No Brasil, a guerrilheira imortal, heroína de dois mundos tem seu nome pronunciado com reverência, admiração e respeito: Anita Garibaldi, companheira de Giuseppe Garibaldi, unificador também da Itália, ambos guerrilheiros. E Maria Quitéria, heroína nacional, na luta da Bahia pela independência em relação aos portugueses? Maria Quitéria foi símbolo da força feminina brasileira, empunhando armas, comandando guerrilhas, orientando batalhões, matando e defendendo-se.

Quem ousaria, na Espanha, chamar de bandida ou de baderneira a imortal “La Passionaria”, Dolorores Ibarurri, cuja bravura, na liderança dos republicanos contra as forças fascistas de Franco, escreveu, com sangue, um dos mais belos e heróicos momentos da história espanhola? “La Passionaria” é uma das mais poderosas alavancas morais da humanidade, mas que, certamente, seria chamada de bandida ou de terrorista pelos frequentadores de Daslu, leitores de jornalões e revistas cheirando ao mofo do conservadorismo.

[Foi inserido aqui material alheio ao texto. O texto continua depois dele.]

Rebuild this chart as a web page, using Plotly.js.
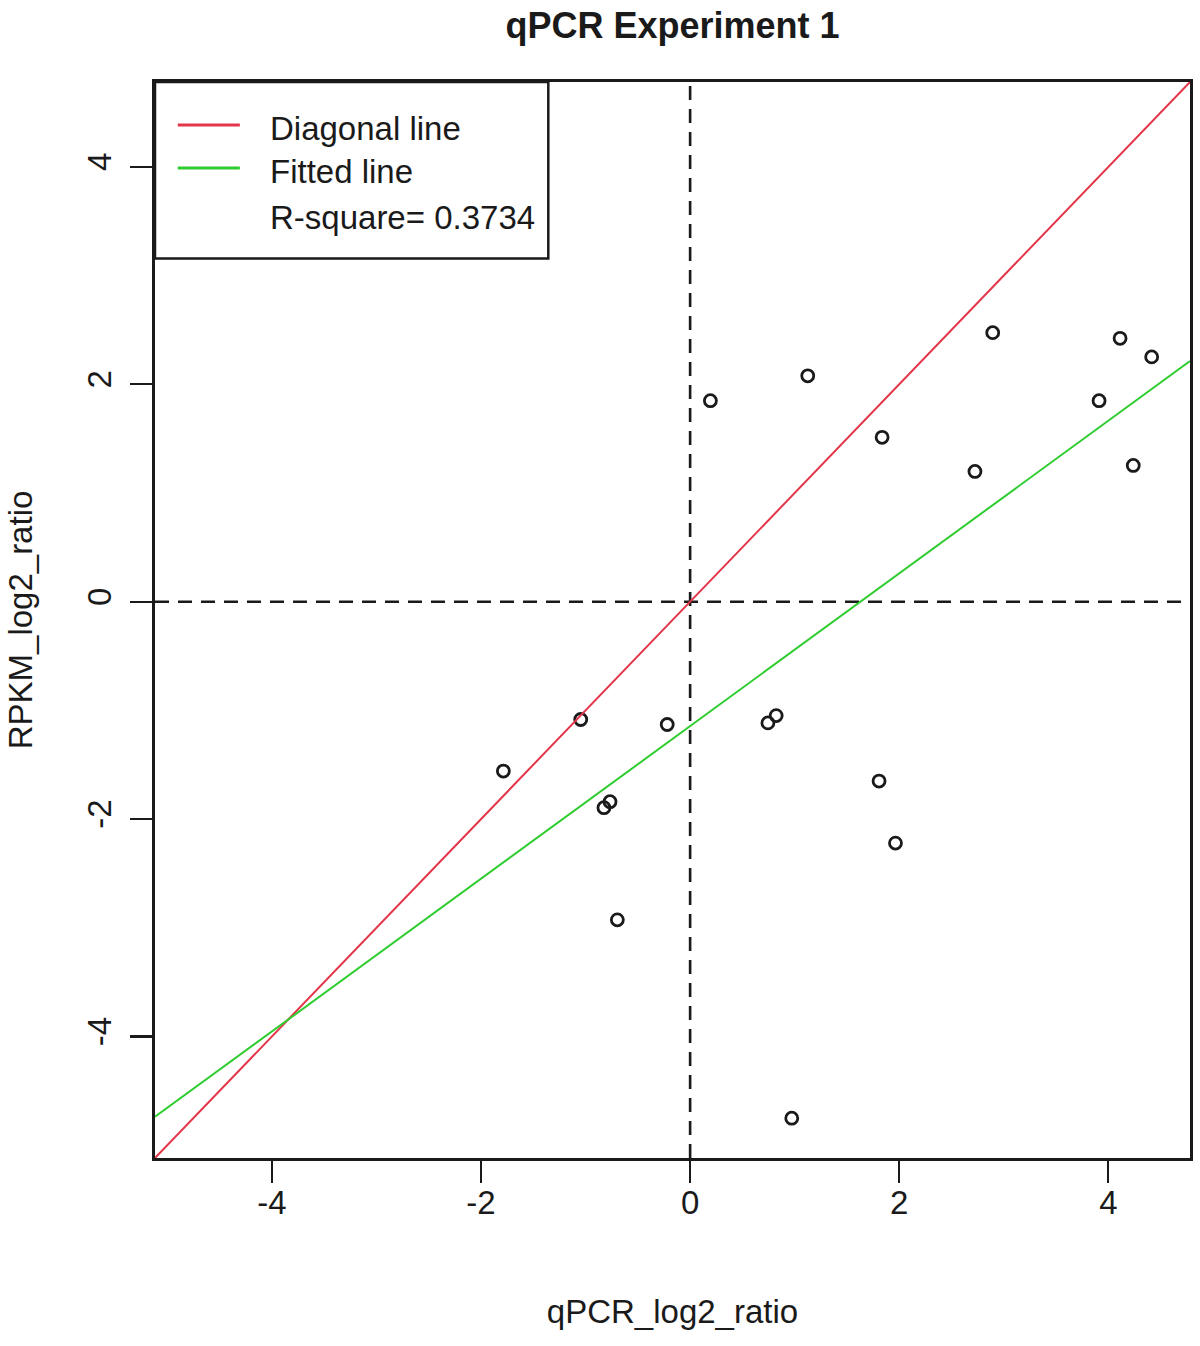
<!DOCTYPE html>
<html>
<head>
<meta charset="utf-8">
<script src="https://cdn.plot.ly/plotly-3.0.1.min.js"></script>
<style>html,body{margin:0;padding:0;background:#fff;}#chart{width:1200px;height:1346px;}</style>
</head>
<body>
<div id="chart"></div>
<script>
// ---- data ----
var qpcrLog2Ratio = [-1.786, -1.046, -0.219, -0.824, -0.766, -0.696, 0.194, 1.125, 1.836, 2.724,
                     2.894, 4.112, 4.414, 3.911, 4.238, 0.744, 0.823, 1.807, 1.964, 0.972];
var rpkmLog2Ratio = [-1.558, -1.084, -1.130, -1.895, -1.840, -2.927, 1.849, 2.078, 1.512, 1.198,
                     2.475, 2.423, 2.252, 1.849, 1.253, -1.115, -1.048, -1.650, -2.221, -4.751];
var axisTicks = [-4, -2, 0, 2, 4];
var legendLabels = ["Diagonal line", "Fitted line", "R-square= 0.3734"];
var chartTitle = "qPCR Experiment 1";
var xTitle = "qPCR_log2_ratio";
var yTitle = "RPKM_log2_ratio";

// axis limits: data range extended by 4% (as R does), same for both axes
var all = qpcrLog2Ratio.concat(rpkmLog2Ratio);
var lo = Math.min.apply(null, all), hi = Math.max.apply(null, all);
var pad = (hi - lo) * 0.04;
var lim = [lo - pad, hi + pad];

// least-squares fit (lm(y ~ x))
var n = qpcrLog2Ratio.length;
var mx = qpcrLog2Ratio.reduce(function(a,b){return a+b;},0)/n;
var my = rpkmLog2Ratio.reduce(function(a,b){return a+b;},0)/n;
var sxy = 0, sxx = 0;
for (var i = 0; i < n; i++) { sxy += (qpcrLog2Ratio[i]-mx)*(rpkmLog2Ratio[i]-my); sxx += (qpcrLog2Ratio[i]-mx)*(qpcrLog2Ratio[i]-mx); }
var slope = sxy / sxx, intercept = my - slope * mx;

var RED = "#e3364a", GREEN = "#2fcc2f", INK = "#1a1a1a";
var FONT = "Liberation Sans, Arial, sans-serif";

var traces = [
  {x: qpcrLog2Ratio, y: rpkmLog2Ratio, type: "scatter", mode: "markers",
   marker: {symbol: "circle-open", size: 12, color: INK, line: {width: 2.8, color: INK}},
   showlegend: false, hoverinfo: "x+y"},
  {x: lim, y: lim, type: "scatter", mode: "lines", line: {color: RED, width: 2}, name: legendLabels[0], showlegend: false},
  {x: lim, y: [intercept + slope*lim[0], intercept + slope*lim[1]], type: "scatter", mode: "lines",
   line: {color: GREEN, width: 2}, name: legendLabels[1], showlegend: false}
];

var legX0 = 0.0, legX1 = 0.38, legY0 = 0.836, legY1 = 1.0;
var shapes = [
  {type: "line", xref: "x", yref: "paper", x0: 0, x1: 0, y0: 0, y1: 1, line: {color: INK, width: 2.6, dash: "14px,9px"}, layer: "below"},
  {type: "line", xref: "paper", yref: "y", x0: 0, x1: 1, y0: 0, y1: 0, line: {color: INK, width: 2.6, dash: "14px,9px"}, layer: "below"},
  {type: "rect", xref: "paper", yref: "paper", x0: legX0, x1: legX1, y0: legY0, y1: legY1, line: {color: INK, width: 2.5}, fillcolor: "#ffffff", layer: "above"},
  {type: "line", xref: "paper", yref: "paper", x0: 0.022, x1: 0.082, y0: 0.960, y1: 0.960, line: {color: RED, width: 3}},
  {type: "line", xref: "paper", yref: "paper", x0: 0.022, x1: 0.082, y0: 0.920, y1: 0.920, line: {color: GREEN, width: 3}}
];
var legYs = [0.957, 0.9165, 0.8745];
var annotations = legendLabels.map(function(t, k){
  return {text: t, xref: "paper", yref: "paper", x: 0.109, y: legYs[k], xanchor: "left", yanchor: "middle",
          showarrow: false, font: {family: FONT, size: 33, color: INK}};
});

var axisCommon = {
  range: lim, tickvals: axisTicks, ticktext: axisTicks.map(String),
  ticks: "outside", ticklen: 22, tickwidth: 2.2, tickcolor: INK,
  showline: true, mirror: true, linewidth: 2.6, linecolor: INK,
  showgrid: false, zeroline: false,
  tickfont: {family: FONT, size: 33, color: INK}
};

var layout = {
  width: 1200, height: 1346,
  margin: {l: 155, r: 10, t: 82, b: 188},
  paper_bgcolor: "#ffffff", plot_bgcolor: "#ffffff",
  showlegend: false,
  title: {text: "<b>" + chartTitle + "</b>", x: 0.5, xref: "paper", xanchor: "center",
          y: 1 - 25/1346, yref: "container", yanchor: "middle",
          font: {family: FONT, size: 36, color: INK}},
  xaxis: Object.assign({}, axisCommon, {
    ticklabelstandoff: -8,
    title: {text: xTitle, font: {family: FONT, size: 33, color: INK}, standoff: 80}
  }),
  yaxis: Object.assign({}, axisCommon, {
    tickangle: -90,
    ticklabelstandoff: 6,
    title: {text: yTitle, font: {family: FONT, size: 33, color: INK}, standoff: 39}
  }),
  shapes: shapes,
  annotations: annotations
};

Plotly.newPlot("chart", traces, layout, {displayModeBar: false, staticPlot: true});
</script>
</body>
</html>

Por Helena, a de Tróia, os gregos se trucidaram. E, Aristófanes, na peça “Lisístrata”, mostra toda a força e o poder da mulher ao narrar a chamada “greve do sexo”, quando as mais belas jovens seduziam seus namorados, maridos e amantes e, na hora culminante, se recusavam a ter sexo com eles. Ou se parava o fratricídio grego, na guerra do Peloponeso, ou os homens não teriam mais suas mulheres. A guerra acabou.

Há todo o direito de se fazer oposição à candidatura de Dilma Roussef, mas não pelos motivos infames que se têm apregoado: de ela ter sido terrorista ou de ser incompetente. Dilma Roussef é uma das mais competentes executivas deste país e seu passado revolucionário honra a história dos que lutaram pela liberdade. Eu me sinto ofendido quando chamam Dilma de bandida, por ela ter sido guerrilheira. Pois eu me vejo, de alguma forma, também chamado de bandido pelas tantas prisões e processos que sofri em minhas lutas contra essa mesma ditadura que enriqueceu a muitos dos que aí estão, agora posando de indignados democratas. O silêncio das mulheres diante da agressão machista à história de Dilma é acovardado e comprometedor. Há, no entanto e felizmente, multidões femininas que já acordaram sabendo que, novamente na história, a hora e a vez são das mulheres. Bom dia.